■ **What is required**: Transcribe the material exactly. Images do not belong in the copy.
Information provided start
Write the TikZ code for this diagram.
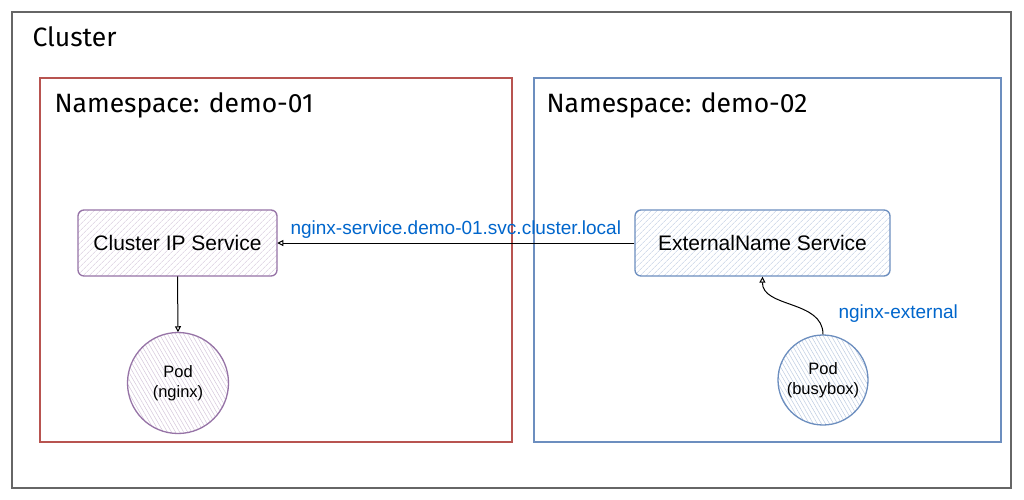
\documentclass[tikz,border=0pt]{standalone}
\usepackage{fontspec}
\setmainfont{Liberation Sans}
\newfontfamily\hand{Fira Sans}
\usetikzlibrary{patterns.meta,arrows.meta}
\definecolor{nsred}{HTML}{B85450}
\definecolor{nsblue}{HTML}{6C8EBF}
\definecolor{svcpurple}{HTML}{9673A6}
\definecolor{lblblue}{HTML}{0066CC}
\tikzset{
  frame/.style={line width=1.2pt},
  title/.style={anchor=west,font=\hand\fontsize{26.5}{30}\selectfont},
  svcbox/.style={draw,line width=1.3pt,rounded corners=6pt,minimum height=66pt},
  svctext/.style={font=\fontsize{21}{25}\selectfont},
  podcircle/.style={circle,draw,line width=1.3pt,inner sep=0pt},
  podtext/.style={align=center,font=\fontsize{16.5}{20}\selectfont},
  conn/.style={line width=1pt,-{Triangle[open,length=6pt,width=6pt]}},
  lbl/.style={text=lblblue,font=\fontsize{19}{23}\selectfont}
}
\begin{document}
\begin{tikzpicture}[x=1pt,y=-1pt]
\useasboundingbox (0,0) rectangle (1024,499);
\fill[white] (0,0) rectangle (1024,499);
% cluster
\draw[frame,draw=black!60] (12,12) rectangle (1011,488);
\node[title] (ctitle) at (29,37) {Cluster};
% namespaces
\draw[frame,draw=nsred] (40,78) rectangle (512,442);
\node[title] (ns1) at (51,105) {Namespace: demo-01};
\draw[frame,draw=nsblue] (534,78) rectangle (1001,442);
\node[title] (ns2) at (543,105) {Namespace: demo-02};
% services
\node[svcbox,draw=svcpurple,minimum width=199pt,
  pattern={Lines[angle=45,distance=4pt,line width=0.5pt]},pattern color=svcpurple!40]
  (cip) at (177.5,243) {};
\node[svctext] (cipt) at (cip.center) {Cluster IP Service};
\node[svcbox,draw=nsblue,minimum width=255pt,
  pattern={Lines[angle=45,distance=4pt,line width=0.5pt]},pattern color=nsblue!45]
  (ens) at (762.5,243) {};
\node[svctext] (enst) at (ens.center) {ExternalName Service};
% pods
\node[podcircle,draw=svcpurple,minimum size=101pt,
  pattern={Lines[angle=-60,distance=3.5pt,line width=0.5pt]},pattern color=svcpurple!40]
  (pn) at (178,383) {};
\node[podtext] (pnt) at (pn.center) {Pod\\(nginx)};
\node[podcircle,draw=nsblue,minimum size=90pt,
  pattern={Lines[angle=-60,distance=3.5pt,line width=0.5pt]},pattern color=nsblue!45]
  (pb) at (823,380) {};
\node[podtext] (pbt) at (pb.center) {Pod\\(busybox)};
% connectors
\draw[conn] (cip.south) -- (pn.north);
\draw[conn] (ens.west) -- node[lbl,above=1pt,pos=0.5] (l1) {nginx-service.demo-01.svc.cluster.local} (cip.east);
\draw[conn] (pb.north) .. controls (823,300) and (762,308) .. (ens.south);
\node[lbl,anchor=west] (l2) at (835,314) {nginx-external};
\end{tikzpicture}
\end{document}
Information provided end
■ **Answer to this problem**:
Write the TikZ code for this diagram.
\documentclass[tikz,border=0pt]{standalone}
\usepackage{fontspec}
\setmainfont{Liberation Sans}
\newfontfamily\hand{Fira Sans}
\usetikzlibrary{patterns.meta,arrows.meta}
\definecolor{nsred}{HTML}{B85450}
\definecolor{nsblue}{HTML}{6C8EBF}
\definecolor{svcpurple}{HTML}{9673A6}
\definecolor{lblblue}{HTML}{0066CC}
\tikzset{
  frame/.style={line width=1.2pt},
  title/.style={anchor=west,font=\hand\fontsize{26.5}{30}\selectfont},
  svcbox/.style={draw,line width=1.3pt,rounded corners=6pt,minimum height=66pt},
  svctext/.style={font=\fontsize{21}{25}\selectfont},
  podcircle/.style={circle,draw,line width=1.3pt,inner sep=0pt},
  podtext/.style={align=center,font=\fontsize{16.5}{20}\selectfont},
  conn/.style={line width=1pt,-{Triangle[open,length=6pt,width=6pt]}},
  lbl/.style={text=lblblue,font=\fontsize{19}{23}\selectfont}
}
\begin{document}
\begin{tikzpicture}[x=1pt,y=-1pt]
\useasboundingbox (0,0) rectangle (1024,499);
\fill[white] (0,0) rectangle (1024,499);
% cluster
\draw[frame,draw=black!60] (12,12) rectangle (1011,488);
\node[title] (ctitle) at (29,37) {Cluster};
% namespaces
\draw[frame,draw=nsred] (40,78) rectangle (512,442);
\node[title] (ns1) at (51,105) {Namespace: demo-01};
\draw[frame,draw=nsblue] (534,78) rectangle (1001,442);
\node[title] (ns2) at (543,105) {Namespace: demo-02};
% services
\node[svcbox,draw=svcpurple,minimum width=199pt,
  pattern={Lines[angle=45,distance=4pt,line width=0.5pt]},pattern color=svcpurple!40]
  (cip) at (177.5,243) {};
\node[svctext] (cipt) at (cip.center) {Cluster IP Service};
\node[svcbox,draw=nsblue,minimum width=255pt,
  pattern={Lines[angle=45,distance=4pt,line width=0.5pt]},pattern color=nsblue!45]
  (ens) at (762.5,243) {};
\node[svctext] (enst) at (ens.center) {ExternalName Service};
% pods
\node[podcircle,draw=svcpurple,minimum size=101pt,
  pattern={Lines[angle=-60,distance=3.5pt,line width=0.5pt]},pattern color=svcpurple!40]
  (pn) at (178,383) {};
\node[podtext] (pnt) at (pn.center) {Pod\\(nginx)};
\node[podcircle,draw=nsblue,minimum size=90pt,
  pattern={Lines[angle=-60,distance=3.5pt,line width=0.5pt]},pattern color=nsblue!45]
  (pb) at (823,380) {};
\node[podtext] (pbt) at (pb.center) {Pod\\(busybox)};
% connectors
\draw[conn] (cip.south) -- (pn.north);
\draw[conn] (ens.west) -- node[lbl,above=1pt,pos=0.5] (l1) {nginx-service.demo-01.svc.cluster.local} (cip.east);
\draw[conn] (pb.north) .. controls (823,300) and (762,308) .. (ens.south);
\node[lbl,anchor=west] (l2) at (835,314) {nginx-external};
\end{tikzpicture}
\end{document}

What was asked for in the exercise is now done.